Tandis que Napoléon adressait à M. Bigot cette communication passablement découragée, où se révèle une si sûre intelligence de la manière dont les évêques de son empire allaient apprécier les événemens en voie de s’accomplir, il était non moins intéressant pour lui de se rendre compte de l’effet que la nouvelle de ses revers avait produit sur le souverain pontife, toujours détenu à Fontainebleau.


III.

Est-il besoin d’expliquer à nos lecteurs comment, malgré les ordres de l’empereur, la séquestration à laquelle le pape fut soumis à Fontainebleau après sa lettre du 25 mars 1813 n’avait pu être aussi sévère que celle dont il avait à Savone supporté avec tant de patience les rudes épreuves? L’enlèvement du cardinal di Pietro avait douloureusement affecté Pie VII, car il aimait beaucoup ce membre du sacré-collège et faisait le plus grand cas de ses connaissances doctrinales. C’était à lui qu’il s’en remettait le plus volontiers de la solution des graves difficultés qui tourmentaient sa conscience pontificale; mais depuis sa récente rétractation le saint-père, « soulagé, suivant ses propres expressions, du poids énorme qui l’avait oppressé jour et nuit, » n’avait plus le même besoin de faire appel à la science de son théologien préféré. La société habituelle de ses dévoués partisans les anciens cardinaux noirs, la possibilité de recourir aux avis de Consalvi et de Pacca, ses anciens secrétaires d’état et ses conseillers politiques les plus écoutés, suffisaient à lui procurer une sorte de tranquillité d’esprit relative. Quant à l’absence des prélats français attachés à la cause impériale, elle était plutôt pour lui une délivrance. Il ne faut pas d’ailleurs oublier qu’une partie des cardinaux logeaient en dehors du palais. Par leur intermédiaire, Pie VII avait pu, en dépit de la jalouse surveillance de M. de Rovigo, communiquer presque régulièrement avec la plupart des diocèses de France et d’Italie.
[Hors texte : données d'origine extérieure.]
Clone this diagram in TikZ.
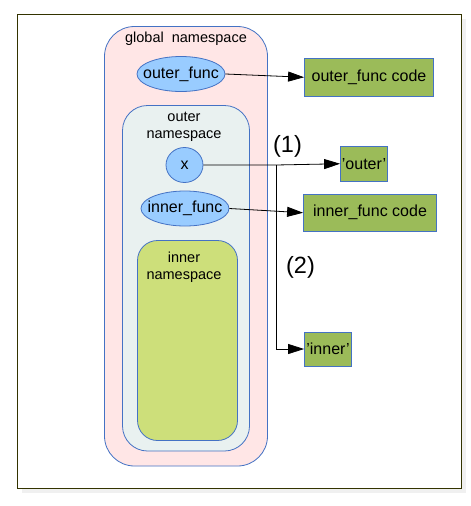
\documentclass[tikz,border=0pt]{standalone}
\usepackage{fontspec}
\setmainfont{Liberation Sans}
\usetikzlibrary{arrows.meta,shapes.geometric}
\definecolor{bordblue}{RGB}{68,114,196}
\definecolor{globfill}{RGB}{255,230,230}
\definecolor{outfill}{RGB}{233,241,240}
\definecolor{infill}{RGB}{205,223,122}
\definecolor{ellfill}{RGB}{153,204,255}
\definecolor{codefill}{RGB}{155,187,89}
\definecolor{framecol}{RGB}{51,51,0}
\definecolor{shadowcol}{RGB}{240,240,240}
\newcommand{\zw}[1]{\makebox[0pt]{#1}}
\tikzset{
  nsbox/.style={draw=bordblue, line width=0.8pt},
  varell/.style={ellipse, draw=bordblue, fill=ellfill, line width=0.8pt, inner sep=0pt, font=\fontsize{16}{18}\selectfont},
  codebox/.style={draw=bordblue, fill=codefill, line width=0.8pt, inner sep=0pt, font=\fontsize{16}{18}\selectfont},
  nstext/.style={font=\fontsize{14.5}{16.5}\selectfont, align=center, inner sep=0pt},
  lbl/.style={font=\fontsize{23.5}{26}\selectfont, inner sep=0pt},
  ptr/.style={-{Triangle[length=16pt,width=10pt]}, line width=0.8pt},
}
\begin{document}
\begin{tikzpicture}[x=1pt,y=-1pt]
\useasboundingbox (0,0) rectangle (471,506);
% frame with shadow
\fill[shadowcol] (21.5,18.5) rectangle (465.5,492.5);
\draw[framecol, fill=white, line width=1pt] (17.5,14.5) rectangle (461.5,488.5);
% namespaces
\draw[nsbox, fill=globfill, rounded corners=30pt] (104.5,26.5) rectangle (267.5,466);
\node[nstext] (gt) at (186,39) {global\ \ namespace};
\draw[nsbox, fill=outfill, rounded corners=25pt] (122.5,105.5) rectangle (249.5,451);
\node[nstext] (ot) at (184,127) {outer\\namespace};
\draw[nsbox, fill=infill, rounded corners=20pt] (137.5,240.5) rectangle (237.5,440.5);
\node[nstext] (it) at (184,267) {inner\\namespace};
% variables
\node[varell, minimum width=88pt, minimum height=35pt] (of) at (181,74) {\zw{outer\_func}};
\node[varell, minimum width=37pt, minimum height=35pt] (x) at (184.5,165) {\zw{x}};
\node[varell, minimum width=88pt, minimum height=35pt] (inf) at (185,208.5) {\zw{inner\_func}};
% values
\node[codebox, minimum width=129pt, minimum height=37.5pt] (ofc) at (369,77.25) {outer\_func code};
\node[codebox, minimum width=47pt, minimum height=34.5pt] (vo) at (364,163.75) {'outer'};
\node[codebox, minimum width=133pt, minimum height=36.5pt] (ifc) at (370,212.75) {inner\_func code};
\node[codebox, minimum width=47pt, minimum height=34pt] (vi) at (328,349) {'inner'};
% connectors
\coordinate (j) at (276,165);
\coordinate (jb) at (276,349);
\draw[ptr] (of.east) -- (ofc.west);
\draw[ptr] (inf.east) -- (ifc.west);
\draw[ptr] (x.east) -- (j) -- (vo.west);
\draw[ptr] (j) -- (jb) -- (vi.west);
% labels
\node[lbl] (l1) at (287.5,146.5) {(1)};
\node[lbl] (l2) at (300.5,267) {(2)};
\end{tikzpicture}
\end{document}
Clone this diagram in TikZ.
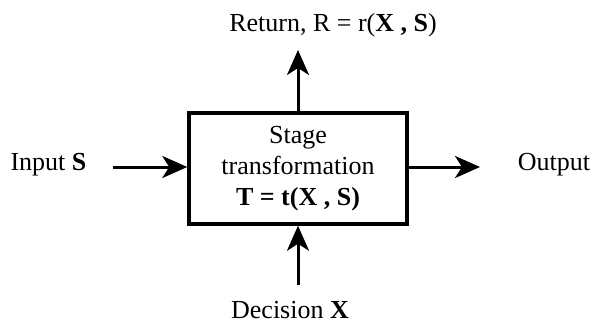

C’est ainsi qu’il avait trouvé moyen, non-seulement de faire connaître à toute la chrétienté le désaveu dont il avait frappé le concordat de Fontainebleau, mais d’envoyer de secrètes instructions aux chapitres troublés où s’agitait, comme à Gand, à Tournai et à Troyes, l’orageuse querelle de l’administration des vicaires capitulaires. Il s’en fallait aussi de beaucoup que, pour l’exactitude des renseignemens et la justesse des observations, la correspondance du commandant de gendarmerie

  1. L’empereur à M. le comte Bigot de Préameneu, Saint-Cloud, 20 novembre 1813. — Correspondance de Napoléon Ier, t. XXVI, p. 450.